With the sound of each shell launched from the city's military airport toward the countryside, faces of residents show clear expressions of anxiety and fear of the future. Only the sounds of the ancient Norias of Hama bring to mind a peace that the city has been lacking for so long.
The storming of the city by the Syrian army and the emergence of armed rebels in the countryside suppressed the local opposition, according to Sami al-Sayed, 23, who was active in the protests. “The majority of Hama residents oppose the regime and this is well known. Today we are fighting the regime with our will and desire for life,” he told Al-Monitor.
At the start of the revolution, hundreds of thousands of protesters gathered in Hama’s Assi Square following the withdrawal of security forces from the city, which, in early June 2011, killed dozens of protesters. However, the security forces returned and the Syrian army imposed a siege and stormed the city just a month later.
According to Michel, 34, a member of a Christian family well-known for its opposition to the Assad regime, Hama has not been dragged to the military front lines thanks to the awareness of most of its residents. “Hama residents learned from their experience in the 1980s. They have come to know the consequences of the use of weapons in the political struggle. They also learned from the experience of other Syrian regions suffering from the current crisis,” he told Al-Monitor.

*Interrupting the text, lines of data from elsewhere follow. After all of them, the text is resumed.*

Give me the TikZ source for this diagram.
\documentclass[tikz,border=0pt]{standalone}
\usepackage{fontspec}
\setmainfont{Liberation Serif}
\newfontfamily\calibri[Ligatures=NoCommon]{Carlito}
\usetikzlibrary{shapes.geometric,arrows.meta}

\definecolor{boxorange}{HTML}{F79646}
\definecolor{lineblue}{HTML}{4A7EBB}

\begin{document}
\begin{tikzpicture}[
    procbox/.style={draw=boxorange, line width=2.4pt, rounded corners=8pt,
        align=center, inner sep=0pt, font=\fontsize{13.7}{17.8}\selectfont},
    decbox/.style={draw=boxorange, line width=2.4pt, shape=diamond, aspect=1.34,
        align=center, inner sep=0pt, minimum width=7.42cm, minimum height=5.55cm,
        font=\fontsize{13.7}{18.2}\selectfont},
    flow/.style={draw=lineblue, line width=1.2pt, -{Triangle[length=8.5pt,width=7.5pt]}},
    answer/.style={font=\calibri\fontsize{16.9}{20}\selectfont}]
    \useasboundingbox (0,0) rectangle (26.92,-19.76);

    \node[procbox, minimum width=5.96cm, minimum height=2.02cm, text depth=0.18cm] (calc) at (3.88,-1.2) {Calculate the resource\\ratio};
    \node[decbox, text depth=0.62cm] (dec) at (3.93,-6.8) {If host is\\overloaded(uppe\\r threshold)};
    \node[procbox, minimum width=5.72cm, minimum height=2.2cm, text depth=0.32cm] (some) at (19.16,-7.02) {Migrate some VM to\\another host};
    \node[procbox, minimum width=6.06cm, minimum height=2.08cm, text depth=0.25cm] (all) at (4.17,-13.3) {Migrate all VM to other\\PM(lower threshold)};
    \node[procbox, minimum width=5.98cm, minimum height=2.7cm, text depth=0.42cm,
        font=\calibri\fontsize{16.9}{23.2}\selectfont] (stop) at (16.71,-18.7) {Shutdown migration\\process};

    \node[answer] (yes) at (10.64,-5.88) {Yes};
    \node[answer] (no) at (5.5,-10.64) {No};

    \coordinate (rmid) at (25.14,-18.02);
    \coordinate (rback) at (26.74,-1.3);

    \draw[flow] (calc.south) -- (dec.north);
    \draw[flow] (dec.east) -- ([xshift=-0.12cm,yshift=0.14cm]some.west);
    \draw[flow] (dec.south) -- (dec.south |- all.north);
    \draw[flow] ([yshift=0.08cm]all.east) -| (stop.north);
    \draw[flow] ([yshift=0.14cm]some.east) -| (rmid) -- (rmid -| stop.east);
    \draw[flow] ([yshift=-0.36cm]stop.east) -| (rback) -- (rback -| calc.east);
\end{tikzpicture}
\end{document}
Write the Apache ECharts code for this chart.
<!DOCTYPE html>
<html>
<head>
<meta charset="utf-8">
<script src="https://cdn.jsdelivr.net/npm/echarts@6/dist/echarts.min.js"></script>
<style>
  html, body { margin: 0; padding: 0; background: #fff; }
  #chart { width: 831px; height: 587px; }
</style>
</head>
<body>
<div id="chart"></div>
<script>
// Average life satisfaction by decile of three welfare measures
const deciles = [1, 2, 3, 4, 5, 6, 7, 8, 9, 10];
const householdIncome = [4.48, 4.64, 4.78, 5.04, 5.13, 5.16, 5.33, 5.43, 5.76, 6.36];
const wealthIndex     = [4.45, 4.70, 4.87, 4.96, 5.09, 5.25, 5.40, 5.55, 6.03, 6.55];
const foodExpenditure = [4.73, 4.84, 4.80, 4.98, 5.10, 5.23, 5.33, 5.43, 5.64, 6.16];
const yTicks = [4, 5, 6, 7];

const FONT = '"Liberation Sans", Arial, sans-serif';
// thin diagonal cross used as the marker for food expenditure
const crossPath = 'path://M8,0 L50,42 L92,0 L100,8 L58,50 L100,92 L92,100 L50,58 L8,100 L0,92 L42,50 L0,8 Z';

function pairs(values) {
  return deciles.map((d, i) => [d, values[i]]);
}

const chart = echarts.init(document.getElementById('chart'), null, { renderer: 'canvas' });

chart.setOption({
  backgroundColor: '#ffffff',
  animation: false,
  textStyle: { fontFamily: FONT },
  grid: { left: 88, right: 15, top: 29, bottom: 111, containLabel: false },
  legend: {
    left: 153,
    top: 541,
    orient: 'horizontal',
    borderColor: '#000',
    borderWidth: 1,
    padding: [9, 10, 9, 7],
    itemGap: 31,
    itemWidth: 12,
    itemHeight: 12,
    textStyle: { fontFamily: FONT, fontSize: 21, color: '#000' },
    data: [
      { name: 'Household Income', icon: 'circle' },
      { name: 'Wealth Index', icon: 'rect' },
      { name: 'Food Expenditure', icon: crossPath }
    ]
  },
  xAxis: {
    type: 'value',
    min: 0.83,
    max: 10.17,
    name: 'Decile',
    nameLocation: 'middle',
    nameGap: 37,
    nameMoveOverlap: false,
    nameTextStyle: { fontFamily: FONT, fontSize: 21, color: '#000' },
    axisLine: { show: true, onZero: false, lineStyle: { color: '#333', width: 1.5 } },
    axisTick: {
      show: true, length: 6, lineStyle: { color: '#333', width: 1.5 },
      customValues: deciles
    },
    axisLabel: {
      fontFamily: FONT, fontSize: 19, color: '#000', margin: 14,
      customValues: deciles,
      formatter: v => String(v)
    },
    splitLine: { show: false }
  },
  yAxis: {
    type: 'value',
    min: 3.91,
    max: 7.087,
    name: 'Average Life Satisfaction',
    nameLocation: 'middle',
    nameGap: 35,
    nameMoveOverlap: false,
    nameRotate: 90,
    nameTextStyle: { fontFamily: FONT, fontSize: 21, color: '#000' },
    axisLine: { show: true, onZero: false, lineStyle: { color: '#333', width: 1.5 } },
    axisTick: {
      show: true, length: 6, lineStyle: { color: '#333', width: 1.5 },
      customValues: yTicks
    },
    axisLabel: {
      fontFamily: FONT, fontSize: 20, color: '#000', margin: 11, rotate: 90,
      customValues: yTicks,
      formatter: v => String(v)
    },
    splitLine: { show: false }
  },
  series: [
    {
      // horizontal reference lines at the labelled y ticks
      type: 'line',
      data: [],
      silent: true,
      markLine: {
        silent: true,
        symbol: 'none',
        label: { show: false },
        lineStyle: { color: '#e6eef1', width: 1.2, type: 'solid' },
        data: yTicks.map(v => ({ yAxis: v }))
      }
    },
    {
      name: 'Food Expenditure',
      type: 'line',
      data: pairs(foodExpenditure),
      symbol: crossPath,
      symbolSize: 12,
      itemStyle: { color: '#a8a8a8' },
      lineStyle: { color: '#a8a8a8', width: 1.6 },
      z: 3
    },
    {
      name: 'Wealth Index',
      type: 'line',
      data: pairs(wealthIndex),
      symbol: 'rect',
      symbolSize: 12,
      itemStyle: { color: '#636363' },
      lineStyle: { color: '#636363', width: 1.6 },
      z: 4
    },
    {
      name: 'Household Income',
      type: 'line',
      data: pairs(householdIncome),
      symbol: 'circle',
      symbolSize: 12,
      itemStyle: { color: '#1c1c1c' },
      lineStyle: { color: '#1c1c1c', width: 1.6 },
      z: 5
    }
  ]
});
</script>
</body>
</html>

Hama has a strategic location in central Syria: It links the north to the south. The city is also significant symbolically for being a massive Sunni bloc in central Syria.
Political analyst Ahmed al-Khaled, a regime sympathizer, believes the regime and the residents agreed to distance the city from the military conflict in the country. “The regime offered some concessions to the residents in terms of services and local administration in exchange for a tacit agreement to distance the city from the battles. Hama is teeming with displaced Syrians, which convinced some opposition groups that it would be disastrous to enter the city,” Khaled told Al-Monitor.
Soumar Ali (a pseudonym), a member of the pro-regime National Defense Forces, told Al-Monitor, “The city’s residents are peaceful; we know they are opposed to the regime and they may hate us, but they did not use their arms against us. The city is a big opposition bloc and certainly, if residents are given the chance, they will fill the squares as they did before. We are trying to win them over to our side since we are in daily contact with them. However, the fact that authorities allowed some foreign fighters from among those who participated in the battles of the countryside to come to the city foretells the failure of all our efforts.”
In 2012-13, security incidents occurred in the city, but were limited to small attacks by a few armed youths against army and intelligence checkpoints, following which the Syrian army would raid some neighborhoods. However, the situation started to improve gradually at the beginning of 2014, according to residents interviewed by Al-Monitor.
Siham Kabjeh, a dentist, confirmed that in early 2014, officers at military checkpoints became gentler and most of them tried to gain the friendship of the residents. They allowed the city to resume its activity at night, especially during holidays and the holy month of Ramadan. However, the increasing numbers of displaced people put pressure on services as well as contributed to the increase in the prices of commodities and real estate.
The population of the city in 2009 was only 850,000, but today there are an additional 1.2 million displaced Syrians in Hama, in addition to the internal displacement in the city after the demolition of three neighborhoods, which displaced more than 4,000 families within the city.
“The city suffers from a humanitarian crisis,” said relief activist Mohammed Saeed. “We are working hard to secure the needs of the displaced in collaboration with the Red Crescent and local organizations, and we are doing well. However, the numbers of displaced people, which is increasing day by day, weighs heavy on our shoulders and threatens to lead to a humanitarian crisis.”
In late 2012, armed opposition factions tried to advance toward the city and were able to control a large number of villages in the countryside, but this advance was thwarted by the huge reinforcements of the regime around the city.
Al-Monitor met with retired Brig. Gen. Abdul Rahim Salloum, who believes the opposition’s attempts to control the city fall within its desire to expand its control from Aleppo to Idlib. “Opposition control of the city would enable it to cut most of the Syrian army supply routes to the north and to have a new entrance to coastal villages and the Ghab plain, which it believes are the major strongholds of the regime. However, if this happens, the city will certainly relive its experience in the 1980s, especially in light of the increase of the number of its inhabitants, due to the influx of displaced people.”
According to Salloum, the regime is intent on maintaining its control over the city, given its demographic nature, and to protect the villages of the Ghab plain, which are pro-regime.
Today, the battles have reached a new peak between the Islamic State and the Syrian army in the countryside east of the city, and between the army and Jabhat al-Nusra in the north and west. The city's residents are walking through a minefield that may explode at any time and put the whole city in flames. This is what residents have been dreading since the onset of the uprising, but so far they have managed to skirt the disasters of the Syrian war.